Cook, who is from Manchester, has repeatedly said senior citizens’ rights will be one of her top priorities if elected.
Cook defeated Jacob by a wide margin after a grueling campaign. Cook had said her biggest advantage going into the election was the name recognition and connections to citizens she made while secretary of state.
Cook was appointed secretary of state by the late Gov. Mel Carnahan in 1994. She was elected to a full term in 1996 but decided not run for re-election in 2000.
Cook has spent the past four years tutoring in schools, gardening and “enjoying life.” She said that after the current lieutenant governor, Joe Maxwell, decided not to seek office again, she decided to return to the world of politics because she had the necessary experience and was ready to “walk in and hit the ground running.” She also said she wanted to run because she was excited to advocate for seniors and public education.
“The biggest challenge, as it is in any race, will be making sure you get your message out to the voters,” Cook said of the general election campaign.
Jacob’s defeat comes after a long political career. He was first elected to the Missouri House of Representatives in 1982 and began representing the 19th District in the Missouri Senate in 1997. He also served on the Columbia school board before gaining paid political office.
After repeated phone calls, Jacob said he would deliver an e-mail statement about the outcome, but none had been received by press time.
On the Republican side, Kinder defeated Pat Secrest. Kinder, who raised close to half a million dollars for the race, according to the latest campaign finance reports, based his campaign on the slogan “Every dollar counts.” The mantra trumps the internal spending cuts made in the Republican-led Senate last session and his goal to cut spending on “bureaucratic red tape.”

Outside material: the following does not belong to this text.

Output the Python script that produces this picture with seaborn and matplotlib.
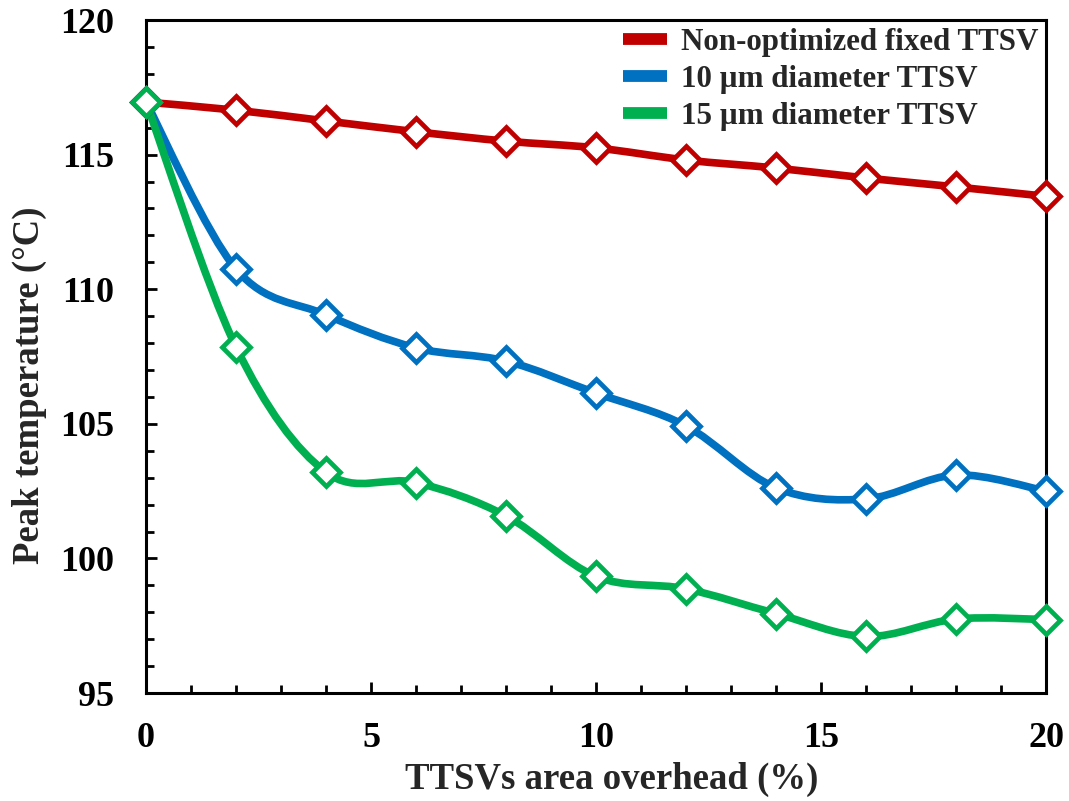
import numpy as np
import pandas as pd
import matplotlib
matplotlib.use("Agg")
import matplotlib.pyplot as plt
from matplotlib.path import Path
from matplotlib.patches import PathPatch
from matplotlib.lines import Line2D
from matplotlib.ticker import MultipleLocator
import seaborn as sns

# Data: TTSV area overhead (%) vs. peak temperature (°C)
overhead = [0, 2, 4, 6, 8, 10, 12, 14, 16, 18, 20]
fixed_ttsv = [116.95, 116.65, 116.25, 115.85, 115.5, 115.25, 114.8, 114.5, 114.13, 113.8, 113.45]
ttsv_10um = [116.95, 110.75, 109.05, 107.82, 107.33, 106.14, 104.92, 102.62, 102.21, 103.1, 102.5]
ttsv_15um = [116.95, 107.85, 103.2, 102.82, 101.58, 99.33, 98.87, 97.95, 97.1, 97.75, 97.73]

series_names = ["Non-optimized fixed TTSV", "10 \u00b5m diameter TTSV", "15 \u00b5m diameter TTSV"]
colors = ["#C00000", "#0070C0", "#00B050"]

df = pd.DataFrame({
    "overhead": overhead * 3,
    "temp": fixed_ttsv + ttsv_10um + ttsv_15um,
    "series": sum([[n] * len(overhead) for n in series_names], []),
})

sns.set_theme(style="ticks")
plt.rcParams["font.family"] = ["Liberation Serif", "DejaVu Serif"]
plt.rcParams["font.weight"] = "bold"

fig = plt.figure(figsize=(10.69, 8.01), dpi=100)
ax = fig.add_axes([0.1366, 0.1348, 0.842, 0.8402])


def smooth_path(xs, ys):
    """Cubic Bezier path through the points (Catmull-Rom style tangents)."""
    pts = np.column_stack([xs, ys]).astype(float)
    n = len(pts)
    verts = [pts[0]]
    codes = [Path.MOVETO]
    for i in range(n - 1):
        p_prev = pts[i - 1] if i > 0 else pts[i]
        p0, p1 = pts[i], pts[i + 1]
        p_next = pts[i + 2] if i + 2 < n else pts[i + 1]
        c1 = p0 + (p1 - p_prev) / 6.0
        c2 = p1 - (p_next - p0) / 6.0
        verts += [c1, c2, p1]
        codes += [Path.CURVE4] * 3
    return Path(verts, codes)


for name, color in zip(series_names, colors):
    sub = df[df["series"] == name]
    patch = PathPatch(smooth_path(sub["overhead"].values, sub["temp"].values),
                      facecolor="none", edgecolor=color, lw=5.5, capstyle="round",
                      joinstyle="round", transform=ax.transData, zorder=3)
    ax.add_patch(patch)
    sns.lineplot(data=sub, x="overhead", y="temp", ax=ax, color=color,
                 marker="D", markersize=14.5, markerfacecolor="white",
                 markeredgecolor=color, markeredgewidth=3.4, linewidth=0,
                 zorder=4, legend=False, clip_on=False)

ax.set_xlim(0, 20)
ax.set_ylim(95, 120)
ax.xaxis.set_major_locator(MultipleLocator(5))
ax.xaxis.set_minor_locator(MultipleLocator(1))
ax.yaxis.set_major_locator(MultipleLocator(5))
ax.yaxis.set_minor_locator(MultipleLocator(1))
ax.tick_params(which="both", direction="in", width=2, top=False, right=False,
               labelsize=26, colors="black")
ax.tick_params(which="major", length=8)
ax.tick_params(axis="y", which="major", pad=23)
ax.tick_params(axis="x", which="major", pad=21)
ax.tick_params(which="minor", length=6)
for lbl in ax.get_xticklabels() + ax.get_yticklabels():
    lbl.set_fontweight("bold")

for sp in ax.spines.values():
    sp.set_visible(True)
    sp.set_linewidth(2.2)
    sp.set_color("black")

ax.set_xlabel("TTSVs area overhead (%)", fontsize=26.5, fontweight="bold", labelpad=5)
ax.set_ylabel("Peak temperature (\u00b0C)", fontsize=26.5, fontweight="bold", labelpad=9)
ax.xaxis.label.set_x(0.517)
ax.yaxis.label.set_y(0.457)

handles = [Line2D([0], [0], color=c, lw=8.5, solid_capstyle="butt") for c in colors]
ax.legend(handles, series_names, loc="upper right", frameon=False,
          prop={"size": 22.3, "weight": "bold"}, handlelength=1.4,
          handletextpad=0.45, labelspacing=0.26, borderaxespad=0.0,
          bbox_to_anchor=(1.005, 1.007))

fig.savefig("out.png", dpi=100)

Kinder has served in the Missouri Senate since 1992, representing the 27th District, and is president pro tem. Before joining the Senate, Kinder was admitted to the Missouri Bar in 1980 and became the associate publisher of the Southeast Missourian newspaper in 1987.
Kinder and Jacob have been Senate rivals for quite some time and have shared some heated debates on the Senate floor, especially in the past two years. Both had said a race between them for lieutenant governor would have been heated.
“I’ll debate him (Kinder) any place, any time, over any subject,” Jacob said during the primary campaign.